Much as we still see to this day in America who’s industrial industry has been exported for the sake of international corporate greed?
Does this alternate historic scenario require too much thought amongst the establish ‘boogieman’ trumpeters?
It makes for SUCH better theater doesnt it? Creating villains for the pilgrims to fight.
The British Empire is on its Death Bed. America better decide which side its on this time round.

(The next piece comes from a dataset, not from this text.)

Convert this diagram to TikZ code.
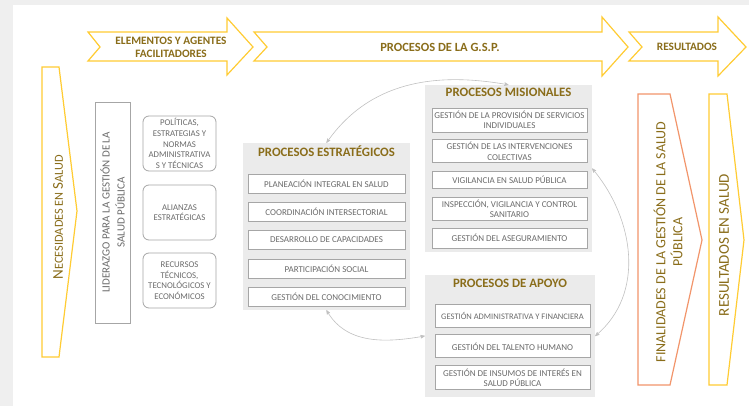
\documentclass[tikz,border=0pt]{standalone}
\usepackage{fontspec}
\setmainfont{Carlito}
\usetikzlibrary{arrows,positioning}
\definecolor{gold}{HTML}{8A6D1A}
\definecolor{chevyellow}{HTML}{FFCC33}
\definecolor{chevorange}{HTML}{F2956B}
\definecolor{boxgray}{HTML}{A6A6A6}
\definecolor{panelgray}{HTML}{EBEBEB}
\definecolor{txtgray}{HTML}{6B6B6B}
\definecolor{pagegray}{HTML}{EFEFEF}
\newcommand{\fs}[2]{\fontsize{#1}{#2}\selectfont}

\begin{document}
\begin{tikzpicture}[x=1pt,y=-1pt,node distance=8.5pt,
    chev/.style={draw=chevyellow,line width=1.2pt,line join=miter},
    toplabel/.style={text=gold,align=center,font=\fs{11.3}{13}\bfseries},
    sidelabel/.style={rotate=90,text=gold,align=center,font=\fs{14}{17}},
    lider/.style={rotate=90,draw=boxgray,line width=0.8pt,minimum width=221pt,minimum height=35pt,
                  inner sep=0pt,align=center,text=txtgray,font=\fs{11}{15}},
    facil/.style={draw=boxgray,line width=0.8pt,rounded corners=6pt,minimum width=73pt,minimum height=55pt,
                  inner sep=0pt,align=center,text=txtgray,font=\fs{8.8}{10.6}},
    panel/.style={fill=panelgray,minimum width=167pt,minimum height=167pt,inner sep=0pt},
    ptitle/.style={text=gold,font=\fs{12.8}{14}\bfseries,inner sep=0pt},
    item/.style={draw=boxgray,fill=white,line width=0.8pt,minimum width=157pt,minimum height=19pt,
                 inner sep=1.5pt,align=center,text=txtgray,font=\fs{9}{10.5}},
    link/.style={<->,>=stealth',draw=boxgray!70,line width=0.6pt}]

  % fondo de la pagina
  \fill[pagegray] (0,0) rectangle (749,406);
  \fill[white] (13,5) rectangle (749,406);
  \useasboundingbox (0,0) rectangle (749,406);

  % flechas superiores
  \draw[chev] (88,32) -- (227,32) -- (227,18) -- (253,47) -- (227,75) -- (227,61) -- (88,61) -- (100,47) -- cycle;
  \draw[chev] (254,32) -- (602,32) -- (602,17) -- (628,47) -- (602,76) -- (602,61) -- (254,61) -- (267,47) -- cycle;
  \draw[chev] (629,32) -- (718,32) -- (718,17) -- (746,47) -- (718,76) -- (718,61) -- (629,61) -- (642,47) -- cycle;
  \node[toplabel] (elem) at (171,47) {ELEMENTOS Y AGENTES\\FACILITADORES};
  \node[toplabel,font=\fs{12.5}{14}\bfseries] (gsp) at (440,47) {PROCESOS DE LA G.S.P.};
  \node[toplabel] (res) at (687,47) {RESULTADOS};

  % necesidades
  \draw[chev] (42,67) -- (59,67) -- (77,211) -- (59,357) -- (42,357) -- cycle;
  \node[sidelabel] (nec) at (58,217) {{\fs{15}{17}N}{\fs{12.3}{17}ECESIDADES EN }{\fs{15}{17}S}{\fs{12.3}{17}ALUD}};

  % elementos facilitadores
  \node[lider] (lid) at (112.5,212.5) {LIDERAZGO PARA LA GESTIÓN DE LA\\SALUD PÚBLICA};
  \node[facil] (pol) at (179.5,143.5) {POLÍTICAS,\\ESTRATEGIAS Y\\NORMAS\\ADMINISTRATIVA\\S Y TÉCNICAS};
  \node[facil] (ali) at (179.5,212.5) {ALIANZAS\\ESTRATÉGICAS};
  \node[facil] (rec) at (179.5,280.5) {RECURSOS\\TÉCNICOS,\\TECNOLÓGICOS Y\\ECONÓMICOS};

  % procesos estrategicos
  \node[panel] (estrat) at (326.5,226.5) {};
  \node[ptitle,below=3pt of estrat.north] (testrat) {PROCESOS ESTRATÉGICOS};
  \node[item] (pla) at (326.5,183.5) {PLANEACIÓN INTEGRAL EN SALUD};
  \node[item,below=of pla] (coo) {COORDINACIÓN INTERSECTORIAL};
  \node[item,below=of coo] (des) {DESARROLLO DE CAPACIDADES};
  \node[item,below=of des] (par) {PARTICIPACIÓN SOCIAL};
  \node[item,below=of par] (con) {GESTIÓN DEL CONOCIMIENTO};

  % procesos misionales
  \node[panel] (misio) at (508.5,168.5) {};
  \node[ptitle,below=3pt of misio.north] (tmisio) {PROCESOS MISIONALES};
  \node[item,minimum width=155pt,minimum height=24pt] (prov) at (509.5,120) {GESTIÓN DE LA PROVISIÓN DE SERVICIOS\\INDIVIDUALES};
  \node[item,minimum width=155pt,minimum height=23pt,below=7pt of prov] (inter) {GESTIÓN DE LAS INTERVENCIONES\\COLECTIVAS};
  \node[item,minimum width=155pt,minimum height=17pt,below=8pt of inter] (vig) {VIGILANCIA EN SALUD PÚBLICA};
  \node[item,minimum width=155pt,minimum height=23pt,below=8pt of vig] (insp) {INSPECCIÓN, VIGILANCIA Y CONTROL\\SANITARIO};
  \node[item,minimum width=155pt,minimum height=20pt,below=7pt of insp] (ase) {GESTIÓN DEL ASEGURAMIENTO};

  % procesos de apoyo
  \node[panel,minimum width=170pt,minimum height=122pt] (apoyo) at (510,336) {};
  \node[ptitle,below=4pt of apoyo.north] (tapoyo) {PROCESOS DE APOYO};
  \node[item,minimum width=155pt,minimum height=23pt,inner xsep=0pt,font=\fs{8.5}{10}] (adm) at (512.5,315.5) {GESTIÓN ADMINISTRATIVA Y FINANCIERA};
  \node[item,minimum width=155pt,minimum height=23pt,below=7pt of adm] (tal) {GESTIÓN DEL TALENTO HUMANO};
  \node[item,minimum width=155pt,minimum height=24pt,below=7pt of tal] (ins) {GESTIÓN DE INSUMOS DE INTERÉS EN\\SALUD PÚBLICA};

  % relaciones entre procesos
  \draw[link] (estrat.north) to[out=55,in=170] (misio.north);
  \draw[link] (estrat.south) to[out=-60,in=190] (apoyo.west);
  \draw[link] (misio.east) to[out=-50,in=40] (apoyo.east);

  % resultados
  \draw[chev,draw=chevorange] (638,94) -- (670,94) -- (702,240) -- (670,385) -- (638,385) -- cycle;
  \node[sidelabel] (fin) at (668,242) {FINALIDADES DE LA GESTIÓN DE LA SALUD\\PÚBLICA};
  \draw[chev] (709,94) -- (727,94) -- (744,240) -- (727,385) -- (709,385) -- cycle;
  \node[sidelabel,font=\fs{15}{17}] (rsal) at (724,245) {RESULTADOS EN SALUD};
\end{tikzpicture}
\end{document}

And there will be another ‘time round’
By How America Betrayed Europe on Sep 19, 2009 at 2:31 pm
Dad, as he gets older, is finally telling me some stories. His family lived on a farm in Finland. Three Russian prisoners of war were sent to the small town and one man lived with with Dad’s family. Dad was 12 when Sergei arrived, whom Dad felt must have been in his 40’s at the time. Dad would point at things and draw items in an attempt to communicate and as kids do, he picked up some Russian. He told me that Sergei taught him many things, including a device they used in Siberia at the time to hunt. The house would get so cold in the winter that water would freeze. The POW’s could come and go as they wanted and Sergei shared meals with the family around the table. Dad then told me that it came to the attention of the officials that the 3 POW’s in this town were not being treated harshly enough. They were collected one day and my father, who never displays emotions, had to pause when he told me that Sergei began to cry when he had to leave. He took the address and wanted to get in contact when the war ended. He was never heard from again. You know, most of those people were just hard working, nonpolitical guys with loved ones missing them in some far-off locale. Too bad there wasn’t a happy reunion for all involved.